I kind of understand how we convert fully-connected to convolutional layer according cs231n:
FC->CONV conversion. Of these two conversions, the ability to convert an FC layer to a CONV layer is particularly useful in practice. Consider a ConvNet architecture that takes a 224x224x3 image, and then uses a series of CONV layers and POOL layers to reduce the image to an activations volume of size 7x7x512 (in an AlexNet architecture that we’ll see later, this is done by use of 5 pooling layers that downsample the input spatially by a factor of two each time, making the final spatial size 224/2/2/2/2/2 = 7). From there, an AlexNet uses two FC layers of size 4096 and finally the last FC layers with 1000 neurons that compute the class scores. We can convert each of these three FC layers to CONV layers as described above: ...
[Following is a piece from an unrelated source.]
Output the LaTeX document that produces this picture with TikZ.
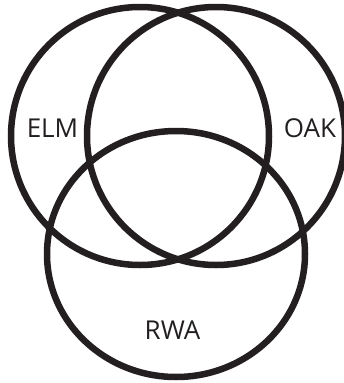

however, I was reading a paper using fully convolutional regression network to predict density map, in their description of the architecture, they claimed that the middle layer(e.g. the top row, A and B are just two different models) from 12x12x128 to 12x12x512 is fully-connected but implemented as convolution:

What I don't understand is, in cs231n, the output of the convolution implementation should be a vector with dimension like 1x1x4096, how can the paper have output dimension like 12x12x512 for their FC as convolution implementation?